[Stated exercise] The lines from the top of the material through the line with "const seriesNames = ['Large" are to be set down exactly. Leave the pictures out.

[Dataset content]
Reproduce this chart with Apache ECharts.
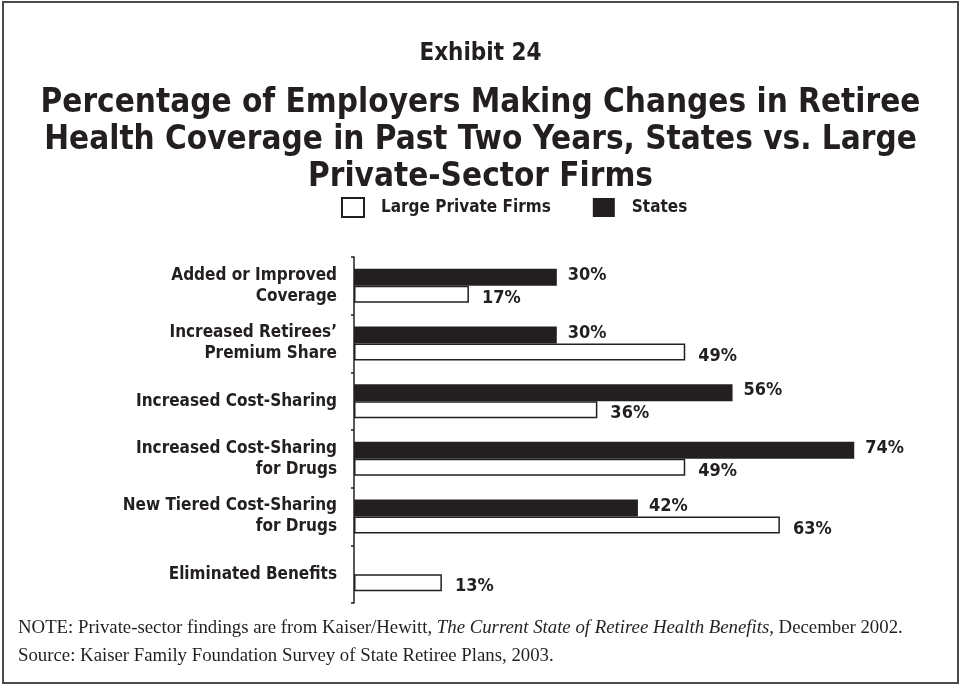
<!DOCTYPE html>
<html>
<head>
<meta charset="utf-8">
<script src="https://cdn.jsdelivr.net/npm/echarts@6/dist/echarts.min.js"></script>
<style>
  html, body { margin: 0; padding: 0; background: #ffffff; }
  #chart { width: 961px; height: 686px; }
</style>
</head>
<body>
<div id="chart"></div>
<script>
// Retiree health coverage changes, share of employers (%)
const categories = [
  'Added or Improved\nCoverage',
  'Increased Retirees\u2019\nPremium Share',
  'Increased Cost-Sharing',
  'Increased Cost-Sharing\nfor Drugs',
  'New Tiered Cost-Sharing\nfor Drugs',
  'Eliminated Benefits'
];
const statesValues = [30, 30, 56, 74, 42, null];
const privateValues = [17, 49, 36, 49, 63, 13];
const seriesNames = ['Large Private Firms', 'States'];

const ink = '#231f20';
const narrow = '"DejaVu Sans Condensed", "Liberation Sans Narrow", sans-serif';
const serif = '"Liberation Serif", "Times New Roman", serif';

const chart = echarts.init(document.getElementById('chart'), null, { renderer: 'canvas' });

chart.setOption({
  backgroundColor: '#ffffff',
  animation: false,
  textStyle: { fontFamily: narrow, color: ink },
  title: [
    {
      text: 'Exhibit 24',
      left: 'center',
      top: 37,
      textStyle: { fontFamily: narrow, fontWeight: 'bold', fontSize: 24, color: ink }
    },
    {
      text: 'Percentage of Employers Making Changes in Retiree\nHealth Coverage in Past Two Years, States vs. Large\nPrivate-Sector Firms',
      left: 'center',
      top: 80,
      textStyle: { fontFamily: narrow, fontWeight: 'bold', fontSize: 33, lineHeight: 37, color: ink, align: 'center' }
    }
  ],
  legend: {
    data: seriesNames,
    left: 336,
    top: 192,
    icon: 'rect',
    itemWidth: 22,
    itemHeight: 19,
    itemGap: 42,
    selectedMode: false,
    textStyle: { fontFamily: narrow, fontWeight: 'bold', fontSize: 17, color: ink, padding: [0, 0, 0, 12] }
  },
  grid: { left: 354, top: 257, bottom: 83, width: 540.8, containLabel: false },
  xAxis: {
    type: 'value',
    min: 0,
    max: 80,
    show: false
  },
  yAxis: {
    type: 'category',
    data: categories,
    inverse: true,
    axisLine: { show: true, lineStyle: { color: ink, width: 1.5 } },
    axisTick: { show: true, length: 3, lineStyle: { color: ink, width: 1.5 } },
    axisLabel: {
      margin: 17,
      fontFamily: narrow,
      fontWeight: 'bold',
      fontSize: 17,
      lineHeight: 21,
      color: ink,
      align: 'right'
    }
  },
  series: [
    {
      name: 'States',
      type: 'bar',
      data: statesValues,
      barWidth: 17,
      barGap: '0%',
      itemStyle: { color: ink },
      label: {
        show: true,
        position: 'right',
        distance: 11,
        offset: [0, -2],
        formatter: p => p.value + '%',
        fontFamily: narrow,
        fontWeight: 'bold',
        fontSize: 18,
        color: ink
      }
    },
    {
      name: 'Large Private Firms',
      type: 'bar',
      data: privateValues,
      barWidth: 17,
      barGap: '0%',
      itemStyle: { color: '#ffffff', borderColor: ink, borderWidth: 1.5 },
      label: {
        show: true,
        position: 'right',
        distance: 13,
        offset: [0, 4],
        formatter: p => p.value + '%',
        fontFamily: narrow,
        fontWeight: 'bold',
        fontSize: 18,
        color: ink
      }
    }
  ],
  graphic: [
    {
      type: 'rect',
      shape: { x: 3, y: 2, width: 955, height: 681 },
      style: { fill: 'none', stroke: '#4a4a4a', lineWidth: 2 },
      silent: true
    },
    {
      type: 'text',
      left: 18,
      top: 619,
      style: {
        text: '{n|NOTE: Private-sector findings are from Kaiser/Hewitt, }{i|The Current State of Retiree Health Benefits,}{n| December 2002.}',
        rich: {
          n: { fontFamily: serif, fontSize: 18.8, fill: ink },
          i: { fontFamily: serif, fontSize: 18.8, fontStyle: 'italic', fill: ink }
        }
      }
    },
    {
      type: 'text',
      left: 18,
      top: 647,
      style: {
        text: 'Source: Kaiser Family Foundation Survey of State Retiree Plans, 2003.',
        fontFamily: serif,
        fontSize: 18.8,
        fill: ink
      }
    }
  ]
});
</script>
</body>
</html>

[Result of the exercise]
Reproduce this chart with Apache ECharts.
<!DOCTYPE html>
<html>
<head>
<meta charset="utf-8">
<script src="https://cdn.jsdelivr.net/npm/echarts@6/dist/echarts.min.js"></script>
<style>
  html, body { margin: 0; padding: 0; background: #ffffff; }
  #chart { width: 961px; height: 686px; }
</style>
</head>
<body>
<div id="chart"></div>
<script>
// Retiree health coverage changes, share of employers (%)
const categories = [
  'Added or Improved\nCoverage',
  'Increased Retirees\u2019\nPremium Share',
  'Increased Cost-Sharing',
  'Increased Cost-Sharing\nfor Drugs',
  'New Tiered Cost-Sharing\nfor Drugs',
  'Eliminated Benefits'
];
const statesValues = [30, 30, 56, 74, 42, null];
const privateValues = [17, 49, 36, 49, 63, 13];
const seriesNames = ['Large Private Firms', 'States'];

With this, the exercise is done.